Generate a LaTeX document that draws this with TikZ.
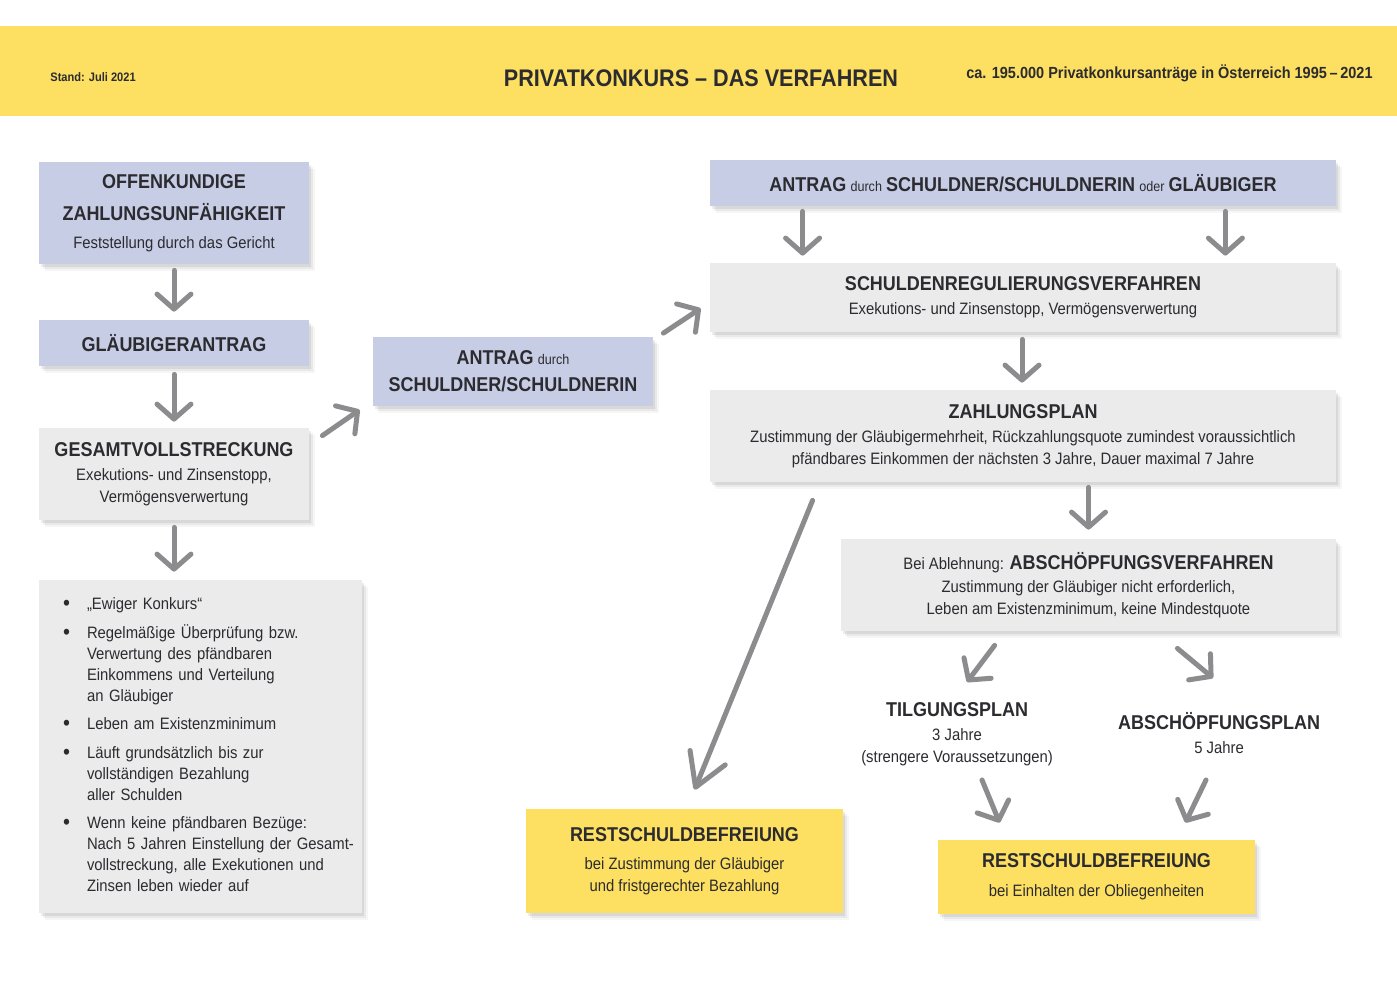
\documentclass[tikz,border=0pt]{standalone}
\usepackage{fontspec}
\setmainfont{Liberation Sans}[FakeStretch=0.9]
\usetikzlibrary{arrows.meta,calc,shadows}
\definecolor{ylw}{HTML}{FDE061}
\definecolor{lav}{HTML}{C8CDE6}
\definecolor{gbox}{HTML}{EBEBEB}
\definecolor{arrowc}{HTML}{8C8C8E}
\definecolor{ink}{HTML}{2B2B30}
\newcommand\boxtitle[1]{{\fontsize{10pt}{12pt}\selectfont\bfseries #1}}
\newcommand\lowword[1]{{\fontsize{7pt}{8pt}\selectfont #1}}
\newcommand\bigbullet{\makebox[12pt][l]{\fontsize{11pt}{10pt}\selectfont\raisebox{-0.4pt}{\textbullet}}}
\begin{document}
\begin{tikzpicture}[x=0.5pt,y=-0.5pt,
  box/.style={inner sep=0pt, align=center, text=ink,
    font=\fontsize{8.25pt}{11.25pt}\selectfont,
    drop shadow={shadow xshift=3pt, shadow yshift=-3.5pt, opacity=.035, fill=black},
    drop shadow={shadow xshift=2pt, shadow yshift=-2.5pt, opacity=.05, fill=black},
    drop shadow={shadow xshift=1pt, shadow yshift=-1.5pt, opacity=.07, fill=black}},
  lavbox/.style={box, fill=lav},
  graybox/.style={box, fill=gbox},
  yelbox/.style={box, fill=ylw},
  plainlabel/.style={inner sep=0pt, align=center, text=ink, font=\fontsize{8.25pt}{11.25pt}\selectfont},
  arr/.style={draw=arrowc, line width=2.5pt, line cap=round, line join=round,
    -{Straight Barb[length=7.5pt,width=17pt,round]}},
  bigarr/.style={arr, -{Straight Barb[length=16pt,width=19pt,round]}}
]
\useasboundingbox (0,0) rectangle (1397,984);
\fill[white] (0,0) rectangle (1397,984);
% header
\fill[ylw] (0,26) rectangle (1397,116);
\node[anchor=west, inner sep=0pt, text=ink, font=\fontsize{6.15pt}{7pt}\selectfont\bfseries] (stand) at (50,77) {Stand: Juli 2021};
\node[inner sep=0pt, text=ink, font=\fontsize{12pt}{14pt}\selectfont\bfseries] (title) at (701,78) {PRIVATKONKURS – DAS VERFAHREN};
\node[anchor=east, inner sep=0pt, text=ink, font=\fontsize{8.05pt}{10pt}\selectfont\bfseries] (stat) at (1373,73) {ca. 195.000 Privatkonkursanträge in Österreich 1995\,–\,2021};

% left column
\node[lavbox, minimum width=135pt, minimum height=51pt] (b1) at (174,213)
  {\boxtitle{OFFENKUNDIGE}\\[4.75pt]\boxtitle{ZAHLUNGSUNFÄHIGKEIT}\\[2.75pt]Feststellung durch das Gericht};
\node[lavbox, minimum width=135pt, minimum height=23pt] (b2) at (174,343)
  {\boxtitle{GLÄUBIGERANTRAG}};
\node[graybox, minimum width=135pt, minimum height=46pt] (b3) at (174,474)
  {\boxtitle{GESAMTVOLLSTRECKUNG}\\[0.75pt]Exekutions- und Zinsenstopp,\\Vermögensverwertung};
\node[graybox, minimum width=161.5pt, minimum height=166.5pt, inner xsep=12pt, text width=137.5pt, align=left,
  font=\fontsize{8.25pt}{10.5pt}\selectfont] (b4) at (200.5,746.5)
  {\begin{tabular}{@{}l@{}l@{}}
   \bigbullet & „Ewiger Konkurs“\\[3.75pt]
   \bigbullet & Regelmäßige Überprüfung bzw.\\
    & Verwertung des pfändbaren\\
    & Einkommens und Verteilung\\
    & an Gläubiger\\[3.75pt]
   \bigbullet & Leben am Existenzminimum\\[3.75pt]
   \bigbullet & Läuft grundsätzlich bis zur\\
    & vollständigen Bezahlung\\
    & aller Schulden\\[3.75pt]
   \bigbullet & Wenn keine pfändbaren Bezüge:\\
    & Nach 5 Jahren Einstellung der Gesamt-\\
    & vollstreckung, alle Exekutionen und\\
    & Zinsen leben wieder auf
  \end{tabular}};

% middle
\node[lavbox, minimum width=140pt, minimum height=34.5pt] (b5) at (513,371)
  {\boxtitle{ANTRAG} \lowword{durch}\\[2.25pt]\boxtitle{SCHULDNER/SCHULDNERIN}};

% right column
\node[lavbox, minimum width=313pt, minimum height=23pt] (b6) at (1023,183)
  {\boxtitle{ANTRAG} \lowword{durch} \boxtitle{SCHULDNER/SCHULDNERIN} \lowword{oder} \boxtitle{GLÄUBIGER}};
\node[graybox, minimum width=313pt, minimum height=34.5pt] (b7) at (1023,297.5)
  {\boxtitle{SCHULDENREGULIERUNGSVERFAHREN}\\[0.75pt]Exekutions- und Zinsenstopp, Vermögensverwertung};
\node[graybox, minimum width=313pt, minimum height=46pt] (b8) at (1023,436)
  {\boxtitle{ZAHLUNGSPLAN}\\[0.75pt]Zustimmung der Gläubigermehrheit, Rückzahlungsquote zumindest voraussichtlich\\pfändbares Einkommen der nächsten 3 Jahre, Dauer maximal 7 Jahre};
\node[graybox, minimum width=247.5pt, minimum height=46pt] (b9) at (1088.5,585)
  {Bei Ablehnung: \boxtitle{ABSCHÖPFUNGSVERFAHREN}\\[0.25pt]Zustimmung der Gläubiger nicht erforderlich,\\Leben am Existenzminimum, keine Mindestquote};
\node[plainlabel] (tilg) at (957,734)
  {\boxtitle{TILGUNGSPLAN}\\[0.75pt]3 Jahre\\(strengere Voraussetzungen)};
\node[plainlabel] (absp) at (1219,733)
  {\boxtitle{ABSCHÖPFUNGSPLAN}\\[0.75pt]5 Jahre};
\node[yelbox, minimum width=158.5pt, minimum height=52pt] (b10) at (684.5,861)
  {\boxtitle{RESTSCHULDBEFREIUNG}\\[2.75pt]bei Zustimmung der Gläubiger\\und fristgerechter Bezahlung};
\node[yelbox, minimum width=158.5pt, minimum height=37pt] (b11) at (1096.5,877)
  {\boxtitle{RESTSCHULDBEFREIUNG}\\[3.25pt]bei Einhalten der Obliegenheiten};

% connectors
\draw[arr] ($(b1.south)+(0,6)$) -- ($(b2.north)+(0,-8)$);
\draw[arr] ($(b2.south)+(0,8)$) -- ($(b3.north)+(0,-6)$);
\draw[arr] ($(b3.south)+(0,7)$) -- ($(b3.south |- b4.north)+(0,-8)$);
\draw[arr] ($(b3.north east)+(13,8)$) -- ($(b5.south west)+(-13,4)$);
\draw[arr] ($(b5.north east)+(10,-3)$) -- ($(b7.south west)+(-9,-24)$);
\draw[arr] ($(b6.south west)+(93,5)$) -- ($(b7.north west)+(93,-7)$);
\draw[arr] ($(b6.south east)+(-111,5)$) -- ($(b7.north east)+(-111,-7)$);
\draw[arr] ($(b7.south)+(-1,7)$) -- ($(b8.north)+(-1,-7)$);
\draw[arr] ($(b8.south -| b9.north)+(0,5)$) -- ($(b9.north)+(0,-9)$);
\draw[bigarr] ($(b8.south west)+(103,18)$) -- ($(b10.north west)+(169,-19)$);
\draw[arr] ($(b9.south west)+(154,14)$) -- ($(tilg.center)+(10,-52)$);
\draw[arr] ($(b9.south east)+(-159,17)$) -- ($(absp.center)+(-6,-55)$);
\draw[arr] ($(tilg.center)+(25,46)$) -- ($(b11.north west)+(62,-17)$);
\draw[arr] ($(absp.center)+(-13,47)$) -- ($(b11.north east)+(-70,-17)$);
\end{tikzpicture}
\end{document}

· · · · · · ·

Copy the listing word for word, excluding its pictures.

Solution:
Generate a LaTeX document that draws this with TikZ.
\documentclass[tikz,border=0pt]{standalone}
\usepackage{fontspec}
\setmainfont{Liberation Sans}[FakeStretch=0.9]
\usetikzlibrary{arrows.meta,calc,shadows}
\definecolor{ylw}{HTML}{FDE061}
\definecolor{lav}{HTML}{C8CDE6}
\definecolor{gbox}{HTML}{EBEBEB}
\definecolor{arrowc}{HTML}{8C8C8E}
\definecolor{ink}{HTML}{2B2B30}
\newcommand\boxtitle[1]{{\fontsize{10pt}{12pt}\selectfont\bfseries #1}}
\newcommand\lowword[1]{{\fontsize{7pt}{8pt}\selectfont #1}}
\newcommand\bigbullet{\makebox[12pt][l]{\fontsize{11pt}{10pt}\selectfont\raisebox{-0.4pt}{\textbullet}}}
\begin{document}
\begin{tikzpicture}[x=0.5pt,y=-0.5pt,
  box/.style={inner sep=0pt, align=center, text=ink,
    font=\fontsize{8.25pt}{11.25pt}\selectfont,
    drop shadow={shadow xshift=3pt, shadow yshift=-3.5pt, opacity=.035, fill=black},
    drop shadow={shadow xshift=2pt, shadow yshift=-2.5pt, opacity=.05, fill=black},
    drop shadow={shadow xshift=1pt, shadow yshift=-1.5pt, opacity=.07, fill=black}},
  lavbox/.style={box, fill=lav},
  graybox/.style={box, fill=gbox},
  yelbox/.style={box, fill=ylw},
  plainlabel/.style={inner sep=0pt, align=center, text=ink, font=\fontsize{8.25pt}{11.25pt}\selectfont},
  arr/.style={draw=arrowc, line width=2.5pt, line cap=round, line join=round,
    -{Straight Barb[length=7.5pt,width=17pt,round]}},
  bigarr/.style={arr, -{Straight Barb[length=16pt,width=19pt,round]}}
]
\useasboundingbox (0,0) rectangle (1397,984);
\fill[white] (0,0) rectangle (1397,984);
% header
\fill[ylw] (0,26) rectangle (1397,116);
\node[anchor=west, inner sep=0pt, text=ink, font=\fontsize{6.15pt}{7pt}\selectfont\bfseries] (stand) at (50,77) {Stand: Juli 2021};
\node[inner sep=0pt, text=ink, font=\fontsize{12pt}{14pt}\selectfont\bfseries] (title) at (701,78) {PRIVATKONKURS – DAS VERFAHREN};
\node[anchor=east, inner sep=0pt, text=ink, font=\fontsize{8.05pt}{10pt}\selectfont\bfseries] (stat) at (1373,73) {ca. 195.000 Privatkonkursanträge in Österreich 1995\,–\,2021};

% left column
\node[lavbox, minimum width=135pt, minimum height=51pt] (b1) at (174,213)
  {\boxtitle{OFFENKUNDIGE}\\[4.75pt]\boxtitle{ZAHLUNGSUNFÄHIGKEIT}\\[2.75pt]Feststellung durch das Gericht};
\node[lavbox, minimum width=135pt, minimum height=23pt] (b2) at (174,343)
  {\boxtitle{GLÄUBIGERANTRAG}};
\node[graybox, minimum width=135pt, minimum height=46pt] (b3) at (174,474)
  {\boxtitle{GESAMTVOLLSTRECKUNG}\\[0.75pt]Exekutions- und Zinsenstopp,\\Vermögensverwertung};
\node[graybox, minimum width=161.5pt, minimum height=166.5pt, inner xsep=12pt, text width=137.5pt, align=left,
  font=\fontsize{8.25pt}{10.5pt}\selectfont] (b4) at (200.5,746.5)
  {\begin{tabular}{@{}l@{}l@{}}
   \bigbullet & „Ewiger Konkurs“\\[3.75pt]
   \bigbullet & Regelmäßige Überprüfung bzw.\\
    & Verwertung des pfändbaren\\
    & Einkommens und Verteilung\\
    & an Gläubiger\\[3.75pt]
   \bigbullet & Leben am Existenzminimum\\[3.75pt]
   \bigbullet & Läuft grundsätzlich bis zur\\
    & vollständigen Bezahlung\\
    & aller Schulden\\[3.75pt]
   \bigbullet & Wenn keine pfändbaren Bezüge:\\
    & Nach 5 Jahren Einstellung der Gesamt-\\
    & vollstreckung, alle Exekutionen und\\
    & Zinsen leben wieder auf
  \end{tabular}};

% middle
\node[lavbox, minimum width=140pt, minimum height=34.5pt] (b5) at (513,371)
  {\boxtitle{ANTRAG} \lowword{durch}\\[2.25pt]\boxtitle{SCHULDNER/SCHULDNERIN}};

% right column
\node[lavbox, minimum width=313pt, minimum height=23pt] (b6) at (1023,183)
  {\boxtitle{ANTRAG} \lowword{durch} \boxtitle{SCHULDNER/SCHULDNERIN} \lowword{oder} \boxtitle{GLÄUBIGER}};
\node[graybox, minimum width=313pt, minimum height=34.5pt] (b7) at (1023,297.5)
  {\boxtitle{SCHULDENREGULIERUNGSVERFAHREN}\\[0.75pt]Exekutions- und Zinsenstopp, Vermögensverwertung};
\node[graybox, minimum width=313pt, minimum height=46pt] (b8) at (1023,436)
  {\boxtitle{ZAHLUNGSPLAN}\\[0.75pt]Zustimmung der Gläubigermehrheit, Rückzahlungsquote zumindest voraussichtlich\\pfändbares Einkommen der nächsten 3 Jahre, Dauer maximal 7 Jahre};
\node[graybox, minimum width=247.5pt, minimum height=46pt] (b9) at (1088.5,585)
  {Bei Ablehnung: \boxtitle{ABSCHÖPFUNGSVERFAHREN}\\[0.25pt]Zustimmung der Gläubiger nicht erforderlich,\\Leben am Existenzminimum, keine Mindestquote};
\node[plainlabel] (tilg) at (957,734)
  {\boxtitle{TILGUNGSPLAN}\\[0.75pt]3 Jahre\\(strengere Voraussetzungen)};
\node[plainlabel] (absp) at (1219,733)
  {\boxtitle{ABSCHÖPFUNGSPLAN}\\[0.75pt]5 Jahre};
\node[yelbox, minimum width=158.5pt, minimum height=52pt] (b10) at (684.5,861)
  {\boxtitle{RESTSCHULDBEFREIUNG}\\[2.75pt]bei Zustimmung der Gläubiger\\und fristgerechter Bezahlung};
\node[yelbox, minimum width=158.5pt, minimum height=37pt] (b11) at (1096.5,877)
  {\boxtitle{RESTSCHULDBEFREIUNG}\\[3.25pt]bei Einhalten der Obliegenheiten};

% connectors
\draw[arr] ($(b1.south)+(0,6)$) -- ($(b2.north)+(0,-8)$);
\draw[arr] ($(b2.south)+(0,8)$) -- ($(b3.north)+(0,-6)$);
\draw[arr] ($(b3.south)+(0,7)$) -- ($(b3.south |- b4.north)+(0,-8)$);
\draw[arr] ($(b3.north east)+(13,8)$) -- ($(b5.south west)+(-13,4)$);
\draw[arr] ($(b5.north east)+(10,-3)$) -- ($(b7.south west)+(-9,-24)$);
\draw[arr] ($(b6.south west)+(93,5)$) -- ($(b7.north west)+(93,-7)$);
\draw[arr] ($(b6.south east)+(-111,5)$) -- ($(b7.north east)+(-111,-7)$);
\draw[arr] ($(b7.south)+(-1,7)$) -- ($(b8.north)+(-1,-7)$);
\draw[arr] ($(b8.south -| b9.north)+(0,5)$) -- ($(b9.north)+(0,-9)$);
\draw[bigarr] ($(b8.south west)+(103,18)$) -- ($(b10.north west)+(169,-19)$);
\draw[arr] ($(b9.south west)+(154,14)$) -- ($(tilg.center)+(10,-52)$);
\draw[arr] ($(b9.south east)+(-159,17)$) -- ($(absp.center)+(-6,-55)$);
\draw[arr] ($(tilg.center)+(25,46)$) -- ($(b11.north west)+(62,-17)$);
\draw[arr] ($(absp.center)+(-13,47)$) -- ($(b11.north east)+(-70,-17)$);
\end{tikzpicture}
\end{document}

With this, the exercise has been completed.